VIRGINIA BEACH, USA - Religious broadcaster Pat Robertson on Monday called the Sept. 11 attacks a ``wake-up call from God'' and said the nation can shield itself from future attacks through a spiritual revival.
``The Lord is getting ready to shake this nation. We have not yet seen his judgment on America,'' Robertson told about 1,000 people attending a ceremony marking the 40th anniversary of the on-air debut of his Christian Broadcasting Network.
``This thing that happened in New York was child's play compared to what's going to happen. It was a great tragedy. It tore at our hearts when we saw that suffering, but it was a wake-up call from God,'' Robertson said.
Afterward, Robertson said that by revival, he meant a time when people put spiritual matters ahead of everything else. ``It involves a great deal of repentance, it involves humility, it involves, really, people beginning to live the way the Bible tells them to live.''
Robertson also said he stood by a statement he released after the attacks in which he said that Americans had insulted God by, among other things, allowing abortion and ``rampant Internet pornography'' and that ``God Almighty is lifting his protection from us.''
Robertson's family and longtime employees reminisced at the ceremony about his first broadcast Oct. 1, 1961, from a UHF TV station in Portsmouth, Va.
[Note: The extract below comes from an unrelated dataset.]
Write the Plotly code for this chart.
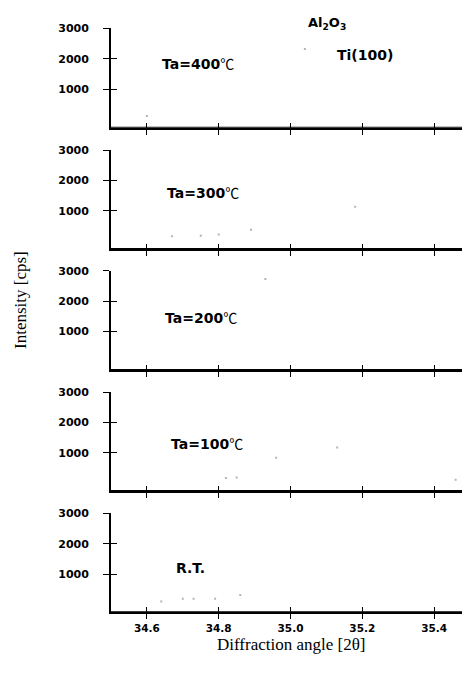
import plotly.graph_objects as go

# ---------------- data ----------------
panel_labels = ["Ta=400℃", "Ta=300℃", "Ta=200℃", "Ta=100℃", "R.T."]

two_theta = [34.50, 34.60, 34.70, 34.80, 34.90, 35.00, 35.10, 35.20, 35.30, 35.40, 35.50]
# background curves lie on the panel baseline
intensity_400 = [-250, -252, -249, -251, -247, -246, -250, -252, -250, -251, -250]
intensity_300 = [-251, -248, -250, -249, -251, -250, -250, -246, -250, -251, -250]
intensity_200 = [-250, -251, -250, -247, -249, -250, -251, -248, -250, -250, -251]
intensity_100 = [-250, -249, -251, -248, -250, -251, -250, -249, -247, -250, -250]
intensity_rt = [-251, -250, -249, -250, -248, -250, -251, -250, -250, -249, -250]

# faint scattered points visible in each panel
speck_x_400 = [34.60, 35.04]
speck_y_400 = [125, 2320]
speck_x_300 = [34.67, 34.75, 34.80, 34.89, 35.18]
speck_y_300 = [160, 180, 220, 380, 1140]
speck_x_200 = [34.93]
speck_y_200 = [2730]
speck_x_100 = [34.82, 34.85, 34.96, 35.13, 35.46]
speck_y_100 = [170, 190, 840, 1180, 115]
speck_x_rt = [34.64, 34.70, 34.73, 34.79, 34.86]
speck_y_rt = [90, 180, 180, 180, 310]

label_x = [34.742, 34.757, 34.752, 34.768, 34.721]
label_y = [1860, 1610, 1470, 1330, 1190]

y_ticks = [1000, 2000, 3000]
y_ticklabels = ["1000", "2000", "3000"]
x_ticks = [34.6, 34.8, 35.0, 35.2, 35.4]
x_ticklabels = ["34.6", "34.8", "35.0", "35.2", "35.4"]

intensities = [intensity_400, intensity_300, intensity_200, intensity_100, intensity_rt]
specks_x = [speck_x_400, speck_x_300, speck_x_200, speck_x_100, speck_x_rt]
specks_y = [speck_y_400, speck_y_300, speck_y_200, speck_y_100, speck_y_rt]

# ---------------- layout geometry ----------------
OFF = 8                      # page body margin of the html page
W, H = 470 - OFF, 686 - OFF  # figure size so that it fits the window exactly
panel_px = [(28.3, 127.7), (150.3, 249.0), (270.7, 370.0), (392.3, 491.0), (513.3, 612.2)]


def px_x(px):
    return (px - OFF) / W


def px_y(py):
    return 1 - (py - OFF) / H


x_domain = [px_x(111), 1.0]
y_range = [-260, 3002]
x_range = [34.5, 35.5]

fig = go.Figure()
layout = dict(
    width=W, height=H, autosize=False,
    margin=dict(l=0, r=0, t=0, b=0, pad=0, autoexpand=False),
    paper_bgcolor="white", plot_bgcolor="white",
    showlegend=False,
    font=dict(family="DejaVu Sans", color="black"),
)

tick_font_y = dict(family="DejaVu Sans", size=11, color="black", weight="bold")
tick_font_x = dict(family="DejaVu Sans", size=10.5, color="black", weight="bold")

CELSIUS = "<span style='font-family:Noto Sans CJK SC;font-weight:normal'>℃</span>"

annotations = []
for i in range(5):
    n = i + 1
    m = i + 6
    top, bot = panel_px[i]
    dom = [px_y(bot), px_y(top)]
    xs = "" if n == 1 else str(n)
    ms = str(m)

    fig.add_trace(go.Scatter(
        x=two_theta, y=intensities[i], mode="lines",
        line=dict(color="black", width=1.5),
        xaxis="x" + xs, yaxis="y" + xs, hoverinfo="skip"))
    fig.add_trace(go.Scatter(
        x=specks_x[i], y=specks_y[i], mode="markers",
        marker=dict(color="#b4b4b4", size=2, symbol="square"),
        xaxis="x" + xs, yaxis="y" + xs, hoverinfo="skip"))
    # invisible trace on overlay axes (used to draw inward tick halves)
    fig.add_trace(go.Scatter(
        x=two_theta, y=intensities[i], mode="lines", opacity=0,
        xaxis="x" + ms, yaxis="y" + ms, hoverinfo="skip"))

    layout["xaxis" + xs] = dict(
        domain=x_domain, range=x_range, anchor="y" + xs, automargin=False,
        showgrid=False, zeroline=False,
        showline=True, linecolor="black", linewidth=1.8,
        ticks="outside", ticklen=5, tickwidth=1.3, tickcolor="black",
        tickmode="array", tickvals=x_ticks, ticktext=x_ticklabels,
        showticklabels=(n == 5), tickfont=tick_font_x, ticklabelstandoff=0,
    )
    layout["yaxis" + xs] = dict(
        domain=dom, range=y_range, anchor="x" + xs, automargin=False,
        showgrid=False, zeroline=False,
        showline=True, linecolor="black", linewidth=1.8,
        ticks="outside", ticklen=6, tickwidth=1.3, tickcolor="black",
        tickmode="array", tickvals=y_ticks, ticktext=y_ticklabels,
        tickfont=tick_font_y, ticklabelstandoff=12,
    )
    layout["xaxis" + ms] = dict(
        overlaying="x" + xs, range=x_range, anchor="y" + ms, automargin=False,
        showgrid=False, zeroline=False, showline=False,
        ticks="inside", ticklen=5, tickwidth=1.3, tickcolor="black",
        tickmode="array", tickvals=x_ticks, showticklabels=False,
    )
    layout["yaxis" + ms] = dict(
        overlaying="y" + xs, range=y_range, anchor="x" + ms, automargin=False,
        showgrid=False, zeroline=False, showline=False,
        ticks="inside", ticklen=6, tickwidth=1.3, tickcolor="black",
        tickmode="array", tickvals=y_ticks, showticklabels=False,
    )

    annotations.append(dict(
        x=label_x[i], y=label_y[i], xref="x" + xs, yref="y" + xs,
        xanchor="center", yanchor="middle",
        text=panel_labels[i].replace("℃", CELSIUS), showarrow=False,
        font=dict(family="DejaVu Sans", size=14, color="black", weight="bold"),
    ))

annotations.append(dict(
    x=px_x(327), y=px_y(23), xref="paper", yref="paper",
    xanchor="center", yanchor="middle",
    text="Al<sub>2</sub>O<sub>3</sub>", showarrow=False,
    font=dict(family="DejaVu Sans", size=13, color="black", weight="bold")))
annotations.append(dict(
    x=35.208, y=2125, xref="x", yref="y", xanchor="center", yanchor="middle",
    text="Ti(100)", showarrow=False,
    font=dict(family="DejaVu Sans", size=14, color="black", weight="bold")))

annotations.append(dict(
    x=px_x(20), y=px_y(300), xref="paper", yref="paper",
    xanchor="center", yanchor="middle",
    text="Intensity [cps]", textangle=-90, showarrow=False,
    font=dict(family="Liberation Serif", size=17, color="black")))
annotations.append(dict(
    x=px_x(291), y=px_y(644), xref="paper", yref="paper",
    xanchor="center", yanchor="middle",
    text="Diffraction angle [2θ]", showarrow=False,
    font=dict(family="Liberation Serif", size=17, color="black")))

layout["annotations"] = annotations
fig.update_layout(**layout)

fig.write_html("out.html")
Today, the network says it provides programming to more than 90 countries in 65 languages.
Robertson also founded the Christian Coalition and ran unsuccessfully for the 1988 Republican presidential nomination.
Michael Little, president and chief operating officer of CBN, read letters of congratulation from Gov. Jim Gilmore, U.S. Attorney General John Ashcroft and the Rev. Billy Graham.